Launching a product is overwhelming. Overseeing or conducting development, doing your marketing, meeting investors – there’s a lot of chores a founder needs to juggle all at once.
Legal matters are often left unattended in this merry hustle and bustle. Of course, developing your vision is way more exciting than getting through the murky legal waters. Yet, failing to establish a strong legal base for your business can cost you your company later on. The following four tips are the bare must-do for any founder launching a tech venture.
Choosing a Domain/Brand Name Without Doing Your Homework First
Just made up a cool sounding name for your venture? Awesome! Now it's time to do some digging apart from checking its eligibility on a domain registrar.
You will need to make sure that you have not picked a name that is the same or sounds similar to an existing registered name, especially a trademarked one. And failing to register a trademark can be a huge roadblock later down the road.
Think Apple. The company has been continuously suing various Chinese companies, who have been “trademark squatting” on Apple’s iPad without any legal consequences. According to the China laws, whoever registers the trademark first, owns it for good. Also, during all those squabbles it turned out the name "IPAD" was already legally copyrighted to a Taiwanese company back in 1988. Suppose that makes a good lesson on why researching and protecting your business name is so important, especially if you decide to expand to a foreign market.
That’s why it may be worse to do some preliminary digging and commission a patent and trademark search before you go all into product development.
Failing To Protect The Source Code and Other Intellectual Property
Intellectual property laws are not evolving at the same pace as the technology advances. Hence, startups now enter a somewhat sticky area with no fine line defined, especially when it comes to the product source code.
Imagine this: you are licensing some software from a 3rd party vendor to power your product, API integration for instance. What happens if that vendor goes out of business just when your product finally starts taking off? To avoid these scenarios, you may want to negotiate a software escrow agreement with that vendor through an agent. The agent will store that licensed source code and give you immediate access to it once the respective conditions apply.
Next, think about your web app design – what if it gets completely or partially ripped off by some 3rd party? While filing for utility patents (protecting the way the product is used and works) is rather common for startups; filing design patents, which protect your product looks isn’t something most companies consider to do.
The official US Patent Office stats prove this tendency: in 2015 over 9.2 million utility patents were issued, compared to just 746,000 design patents.
But think about this – obtaining a utility patent for software inventions has become significantly harder in the US after the Alice v. CLS Bank case. Design patents may be easier and faster to claim and they will still protect the essential parts of your product such as GUI, logo, screen flows and so on.

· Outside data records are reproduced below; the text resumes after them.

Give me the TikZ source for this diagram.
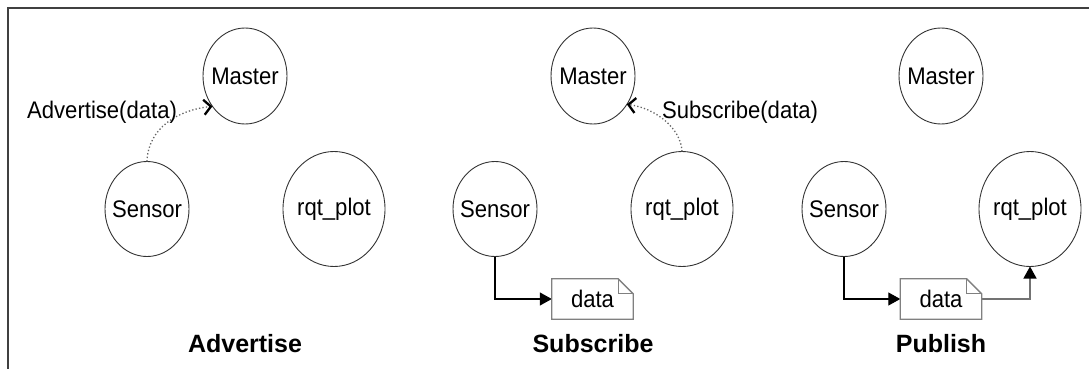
\documentclass[tikz,border=0pt]{standalone}
\usepackage{fontspec}
\setmainfont{Liberation Sans}
\newfontfamily\labelfont[FakeStretch=0.92]{Liberation Sans}
\usetikzlibrary{shapes.geometric,arrows.meta,calc}
% text that does not widen the ellipse around it
\newcommand\nowidth[1]{\makebox[0pt]{#1}}

\begin{document}
\begin{tikzpicture}[x=1pt,y=-1pt,
  lbl/.style={font=\labelfont\fontsize{24}{28}\selectfont},
  actor/.style={ellipse, draw=black!80, line width=0.9pt, inner sep=0pt, outer sep=0pt, lbl},
  master/.style={actor, minimum width=84pt, minimum height=96pt},
  sensor/.style={actor, minimum width=84pt, minimum height=95pt},
  plotter/.style={actor, minimum width=102pt, minimum height=115pt},
  msgbox/.style={rectangle, minimum width=81pt, minimum height=40pt, inner sep=0pt, lbl},
  call/.style={black!60, dash pattern=on 1.3pt off 2.2pt, line width=1.3pt,
               -{Straight Barb[length=7pt,width=15pt,line width=2.3pt,black]}},
  flow/.style={black, line width=1.1pt, -{Triangle[length=12pt,width=13pt]}},
  outflow/.style={black!55, line width=1.3pt, -{Triangle[length=12pt,width=13pt,black]}},
  callout/.style={lbl, inner sep=0pt},
  title/.style={font=\fontsize{25}{29}\selectfont\bfseries, inner sep=0pt, anchor=base},
  doc/.style={black!50, line width=1.3pt},
]
\useasboundingbox (0,0) rectangle (1089,369);

% frame
\draw[line width=2.5pt, black!75] (8,369) -- (8,8) -- (1089,8);

% ---- Advertise ----
\node[master]  (M1) at (245,76)  {\nowidth{Master}};
\node[sensor]  (S1) at (147,209) {\nowidth{Sensor}};
\node[plotter] (R1) at (334,209) {\nowidth{rqt\_plot}};
\draw[call] (S1.north) .. controls (148,128) and (178,110) .. (M1.-137);
\node[callout, anchor=base west] (A1) at (27,118) {Advertise(data)};
\node[title] (T1) at (245,352) {Advertise};

% ---- Subscribe ----
\node[master]  (M2) at (593,76)  {\nowidth{Master}};
\node[sensor]  (S2) at (495,209) {\nowidth{Sensor}};
\node[plotter] (R2) at (682,209) {\nowidth{rqt\_plot}};
\draw[call] (R2.north) .. controls (681,128) and (655,108) .. (M2.-40);
\node[callout, anchor=base west] (A2) at (662,118) {Subscribe(data)};
\node[msgbox] (D2) at (592.5,299) {data};
\draw[flow] (S2.south) |- (D2.west);
\node[title] (T2) at (593,352) {Subscribe};

% ---- Publish ----
\node[master]  (M3) at (941,76)  {\nowidth{Master}};
\node[sensor]  (S3) at (844,209) {\nowidth{Sensor}};
\node[plotter] (R3) at (1030,209) {\nowidth{rqt\_plot}};
\node[msgbox] (D3) at (941,299) {data};
\draw[flow] (S3.south) |- (D3.west);
\draw[outflow] (D3.east) -| (R3.south);
\node[title] (T3) at (941,352) {Publish};

% message documents with a folded corner
\foreach \d in {D2,D3} {
  \draw[doc] (\d.north west) -- ($(\d.north east)+(-15,0)$) -- ($(\d.north east)+(0,15)$)
             -- (\d.south east) -- (\d.south west) -- cycle;
  \draw[doc, line width=1pt] ($(\d.north east)+(-15,0)$) -- ($(\d.north east)+(-15,15)$)
             -- ($(\d.north east)+(0,15)$);
}
\end{tikzpicture}
\end{document}
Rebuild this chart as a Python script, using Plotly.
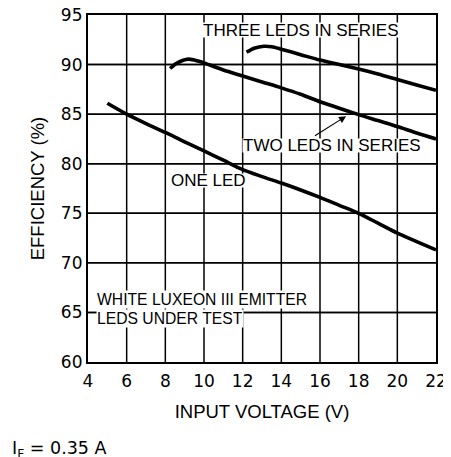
import plotly.graph_objects as go

# Data
one_led_v = [5.0, 6.0, 7.0, 8.0, 9.0, 10.0, 11.0, 12.0, 13.0, 14.0, 15.0, 16.0, 17.0, 18.0, 19.0, 20.0, 21.0, 22.0]
one_led_eff = [86.1, 85.0, 84.05, 83.15, 82.2, 81.3, 80.35, 79.4, 78.7, 78.05, 77.35, 76.6, 75.8, 75.0, 74.0, 73.0, 72.15, 71.3]

two_led_v = [8.25, 8.6, 9.2, 9.7, 10.3, 11.0, 12.0, 13.0, 14.0, 15.0, 16.0, 17.0, 18.0, 19.0, 20.0, 21.0, 22.0]
two_led_eff = [89.6, 90.15, 90.55, 90.35, 89.95, 89.45, 88.85, 88.25, 87.65, 87.0, 86.25, 85.6, 84.95, 84.35, 83.75, 83.1, 82.5]

three_led_v = [12.2, 12.6, 13.1, 13.5, 14.0, 15.0, 16.0, 17.0, 18.0, 19.0, 20.0, 21.0, 22.0]
three_led_eff = [91.25, 91.65, 91.85, 91.8, 91.55, 91.0, 90.45, 90.0, 89.55, 89.05, 88.5, 87.95, 87.4]

x_ticks = [4, 6, 8, 10, 12, 14, 16, 18, 20, 22]
y_ticks = [60, 65, 70, 75, 80, 85, 90, 95]
x_range = [4, 22]
y_range = [60, 95]

FONT = "Liberation Sans, Arial, sans-serif"
NUMFONT = "DejaVu Sans, Liberation Sans, sans-serif"

fig = go.Figure()

# vertical grid lines at the x tick values
for v in x_ticks[1:-1]:
    fig.add_trace(go.Scatter(x=[v, v], y=y_range, mode="lines",
                             line=dict(color="black", width=1.5),
                             showlegend=False, hoverinfo="skip"))
# horizontal grid lines at the y tick values (polyline through every x tick)
for v in y_ticks[1:-1]:
    fig.add_trace(go.Scatter(x=x_ticks, y=[v] * len(x_ticks), mode="lines",
                             line=dict(color="black", width=1.5, simplify=False),
                             showlegend=False, hoverinfo="skip"))
    # same grid line also as a layout shape (positioned via the y scale)
    fig.add_shape(type="line", xref="x domain", yref="y", x0=0, x1=1, y0=v, y1=v,
                  line=dict(color="black", width=1.5), layer="below")

for xs, ys in [(one_led_v, one_led_eff), (two_led_v, two_led_eff), (three_led_v, three_led_eff)]:
    fig.add_trace(go.Scatter(x=xs, y=ys, mode="lines",
                             line=dict(color="black", width=3.6, shape="spline", smoothing=0.8),
                             showlegend=False, hoverinfo="skip"))

def label(text, x, y, xanchor="center", size=17, h=14):
    fig.add_annotation(x=x, y=y, xref="x", yref="y", text=text, showarrow=False,
                       xanchor=xanchor, yanchor="middle", height=h, valign="middle",
                       font=dict(family=FONT, size=size, color="black"),
                       bgcolor="white", borderpad=0)

label("THREE LEDS IN SERIES", 15.0, 93.5)
label("TWO LEDS IN SERIES", 16.6, 81.83, h=13)
label("ONE LED", 10.25, 78.27, h=13)
label("WHITE LUXEON III EMITTER", 4.4, 66.3, xanchor="left", size=15.7, h=17)
label("LEDS UNDER TEST", 4.4, 64.4, xanchor="left", size=15.7, h=17)

# arrow pointing at the two-LED curve
fig.add_annotation(x=17.35, y=84.8, ax=15.66, ay=82.72, xref="x", yref="y",
                   axref="x", ayref="y", text="", showarrow=True,
                   arrowhead=2, arrowsize=1.3, arrowwidth=1.1, arrowcolor="black",
                   standoff=0, startstandoff=0)

fig.add_annotation(x=-0.225, y=-0.252, xref="paper", yref="paper",
                   text="I<sub>F</sub> = 0.35 A", showarrow=False,
                   xanchor="left", yanchor="middle",
                   font=dict(family=NUMFONT, size=17.5, color="black"))

fig.update_xaxes(range=x_range, tickmode="array", tickvals=x_ticks,
                 ticktext=[str(v) for v in x_ticks], showgrid=False,
                 showline=True, linecolor="black", linewidth=2.2, mirror=True,
                 ticks="", zeroline=False, ticklabelstandoff=2, ticklabeloverflow="allow",
                 tickfont=dict(family=NUMFONT, size=17, color="black"),
                 title=dict(text="INPUT VOLTAGE (V)", font=dict(family=FONT, size=18.5, color="black"),
                            standoff=16))
fig.update_yaxes(range=y_range, tickmode="array", tickvals=y_ticks,
                 ticktext=[str(v) for v in y_ticks], showgrid=False,
                 showline=True, linecolor="black", linewidth=2.2, mirror=True,
                 ticks="", zeroline=False, ticklabeloverflow="allow",
                 tickfont=dict(family=NUMFONT, size=17, color="black"),
                 title=dict(text="EFFICIENCY (%)", font=dict(family=FONT, size=18.5, color="black"),
                            standoff=11))

# page has an 8px body margin: figure offset accounted for in size/margins
fig.update_layout(template="none", width=443, height=449,
                  margin=dict(l=80, r=15, t=7, b=95),
                  paper_bgcolor="white", plot_bgcolor="white",
                  font=dict(family=FONT, color="black"))

fig.write_html("out.html")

Operating Without Proper Paperwork
Hiring and legal mistakes come hand in hand just too often. You should prepare in advance all the required paperwork for the new people with clear contracts, NDA agreements and any other supplementary clauses you deem appropriate.
As a founder, formulating strong bylaws should be on top of your agenda. Your work contract should specifically list all the existing policies, how the disputes are settled, descriptions of duty, conditions, and terms of employment and the rights and powers of key shareholders. Also, you should mind the worker's compensation laws in your state (as those differ largely) and establish the procedures for claiming injury compensations, which cause not just financial, but reputational damage as well.
You will also need to have a business owner's insurance (BOP) before moving into an office space. It would have your back covered when it comes to property damage, personal property coverage (hardware, furniture, and other possessions). Some insurances also offer extended coverage for valuable documents (both paper and digital), meaning you can receive compensation of related costs if you lose access to those files.
Have a Formalized Founder’s Agreement
Also called the operating agreement, it will help you avoid certain conflicts among the founding party. This legal document should clearly define the relationships among the founders; outline how the communication is expected to happen and incorporate a conflict-resolution clause that should minimize and regulate the disputes.
Richard Harroch also suggests that a founder agreement should absolutely include your agreement on the following matters:
Who obtains what percentage of the company?
The shared and common responsibilities of each founder and their primary roles.
In case one of the founders leaves the business, can another founder or the company buy that founder’s shares? If yes, at what price?
Is the ownership percentage being subject to vesting based on continued participation in the company?
Are founders entitled to any salaries? How can the salary be changed?
How the key and the day-to-day company decisions will be made?
What are the circumstances for removing a founder as an employee from the company?
How will you decide on the sale of the business?
What kinds of assets will each founder contribute/invest in the business?
While doing the legal chores may be not the most exciting part of your job, you will have to prioritize them at the beginning to avoid paying for your mistakes later down the road.